## GIVEN EXERCISE:
Your copy of the material must match it exactly, except that pictures are dropped.

## RECORDS TO USE:
----------

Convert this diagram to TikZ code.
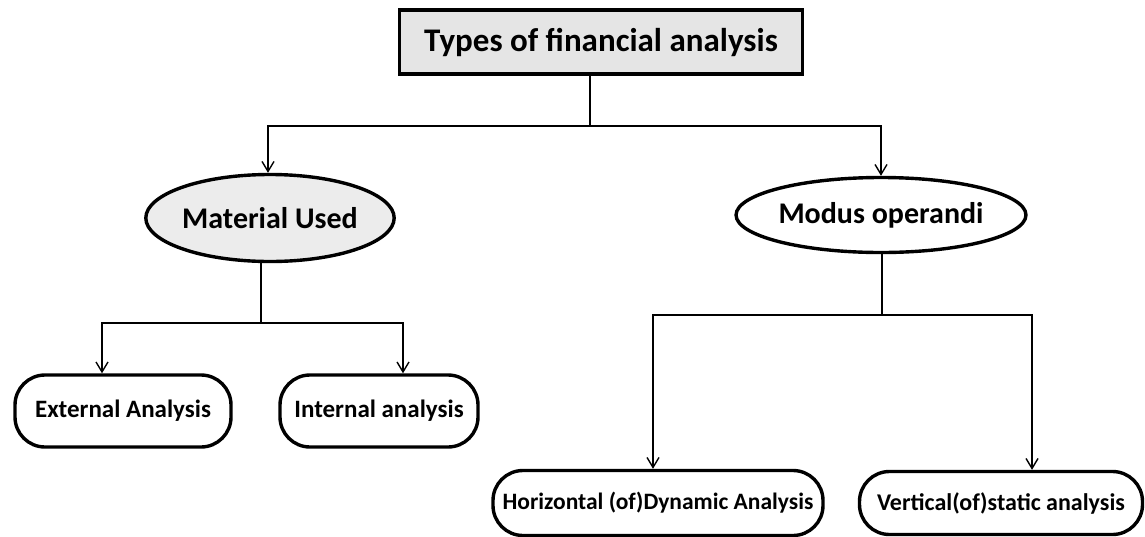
\documentclass[tikz,border=0pt]{standalone}
\usepackage{fontspec}
\setmainfont{Carlito}
\usetikzlibrary{arrows.meta,shapes.geometric}

\begin{document}
\begin{tikzpicture}[x=1pt,y=-1pt,>={Straight Barb[length=10pt,width=12pt,line width=1.4pt]},line cap=round,
  head/.style={draw,line width=3.2pt,fill=gray!20,minimum width=403pt,minimum height=64pt,font=\bfseries\fontsize{33}{35}\selectfont},
  group/.style={ellipse,draw,line width=3.4pt,inner sep=0pt,font=\bfseries\fontsize{30}{32}\selectfont},
  leaf/.style={draw,line width=3.4pt,rounded corners=30pt,inner sep=0pt,font=\bfseries\fontsize{25}{27}\selectfont},
  link/.style={line width=1.3pt}]
\useasboundingbox (0,0) rectangle (1145,536);
% top and the two ways of grouping
\node[head] (types) at (601,42) {Types of financial analysis};
\node[group,fill=gray!15,minimum width=245pt,minimum height=87pt] (used) at (270,218) {Material Used};
\node[group,fill=white,minimum width=258pt,minimum height=75pt] (modus) at (881,215) {Modus operandi};
% leaves
\node[leaf,minimum width=216pt,minimum height=72pt] (ext) at (123,411) {External Analysis};
\node[leaf,minimum width=198pt,minimum height=72pt] (int) at (379,411) {Internal analysis};
\node[leaf,minimum width=330pt,minimum height=65pt,font=\bfseries\fontsize{23.5}{25}\selectfont] (horiz) at (658,503) {Horizontal (of)Dynamic Analysis};
\node[leaf,minimum width=283pt,minimum height=63pt,font=\bfseries\fontsize{24}{26}\selectfont] (vert) at (1001,503) {Vertical(of)static analysis};
% joints
\coordinate (split0) at (590,126);
\coordinate (split1) at (261,323);
\coordinate (split2) at (882,315);
\draw[link] (types.south -| split0) -- (split0);
\draw[link,->] (split0) -| ([xshift=-2pt]used.north);
\draw[link,->] (split0) -| (modus.north);
\draw[link] (used.south -| split1) -- (split1);
\draw[link,->] (split1) -| ([xshift=-21pt]ext.north);
\draw[link,->] (split1) -| ([xshift=24pt]int.north);
\draw[link] (modus.south -| split2) -- (split2);
\draw[link,->] (split2) -| ([xshift=-5pt]horiz.north);
\draw[link,->] (split2) -| ([xshift=31pt]vert.north);
\end{tikzpicture}
\end{document}
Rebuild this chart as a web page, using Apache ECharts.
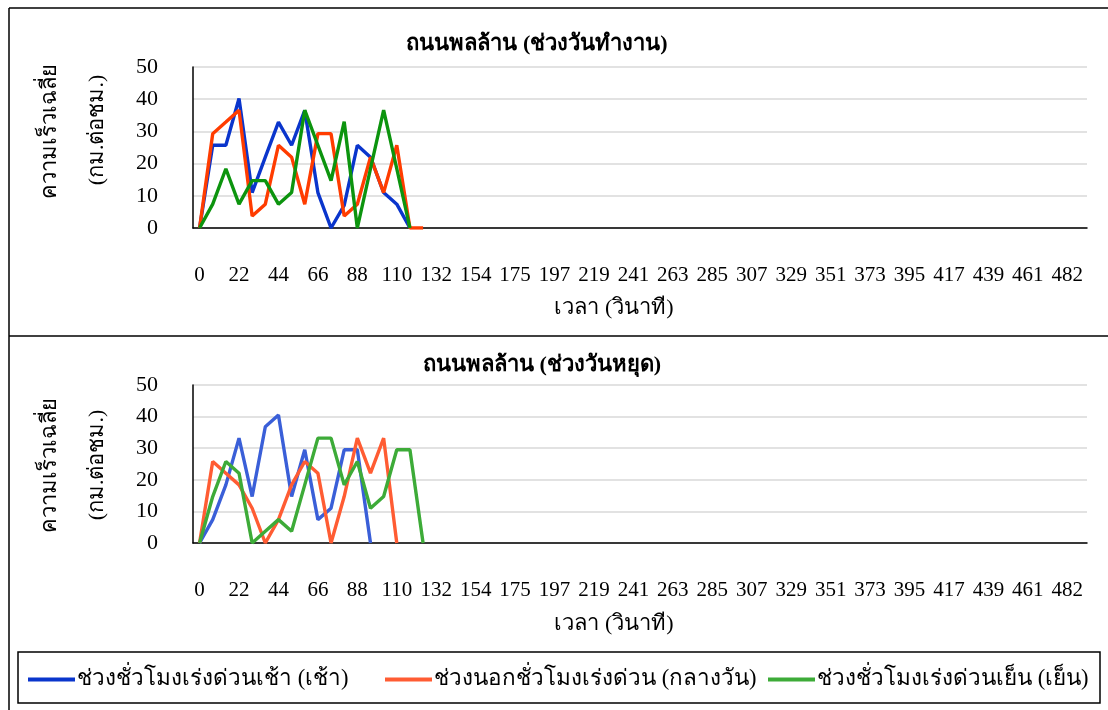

----------

## SOLVED PROBLEM:
Convert this diagram to TikZ code.
\documentclass[tikz,border=0pt]{standalone}
\usepackage{fontspec}
\setmainfont{Carlito}
\usetikzlibrary{arrows.meta,shapes.geometric}

\begin{document}
\begin{tikzpicture}[x=1pt,y=-1pt,>={Straight Barb[length=10pt,width=12pt,line width=1.4pt]},line cap=round,
  head/.style={draw,line width=3.2pt,fill=gray!20,minimum width=403pt,minimum height=64pt,font=\bfseries\fontsize{33}{35}\selectfont},
  group/.style={ellipse,draw,line width=3.4pt,inner sep=0pt,font=\bfseries\fontsize{30}{32}\selectfont},
  leaf/.style={draw,line width=3.4pt,rounded corners=30pt,inner sep=0pt,font=\bfseries\fontsize{25}{27}\selectfont},
  link/.style={line width=1.3pt}]
\useasboundingbox (0,0) rectangle (1145,536);
% top and the two ways of grouping
\node[head] (types) at (601,42) {Types of financial analysis};
\node[group,fill=gray!15,minimum width=245pt,minimum height=87pt] (used) at (270,218) {Material Used};
\node[group,fill=white,minimum width=258pt,minimum height=75pt] (modus) at (881,215) {Modus operandi};
% leaves
\node[leaf,minimum width=216pt,minimum height=72pt] (ext) at (123,411) {External Analysis};
\node[leaf,minimum width=198pt,minimum height=72pt] (int) at (379,411) {Internal analysis};
\node[leaf,minimum width=330pt,minimum height=65pt,font=\bfseries\fontsize{23.5}{25}\selectfont] (horiz) at (658,503) {Horizontal (of)Dynamic Analysis};
\node[leaf,minimum width=283pt,minimum height=63pt,font=\bfseries\fontsize{24}{26}\selectfont] (vert) at (1001,503) {Vertical(of)static analysis};
% joints
\coordinate (split0) at (590,126);
\coordinate (split1) at (261,323);
\coordinate (split2) at (882,315);
\draw[link] (types.south -| split0) -- (split0);
\draw[link,->] (split0) -| ([xshift=-2pt]used.north);
\draw[link,->] (split0) -| (modus.north);
\draw[link] (used.south -| split1) -- (split1);
\draw[link,->] (split1) -| ([xshift=-21pt]ext.north);
\draw[link,->] (split1) -| ([xshift=24pt]int.north);
\draw[link] (modus.south -| split2) -- (split2);
\draw[link,->] (split2) -| ([xshift=-5pt]horiz.north);
\draw[link,->] (split2) -| ([xshift=31pt]vert.north);
\end{tikzpicture}
\end{document}
Rebuild this chart as a web page, using Apache ECharts.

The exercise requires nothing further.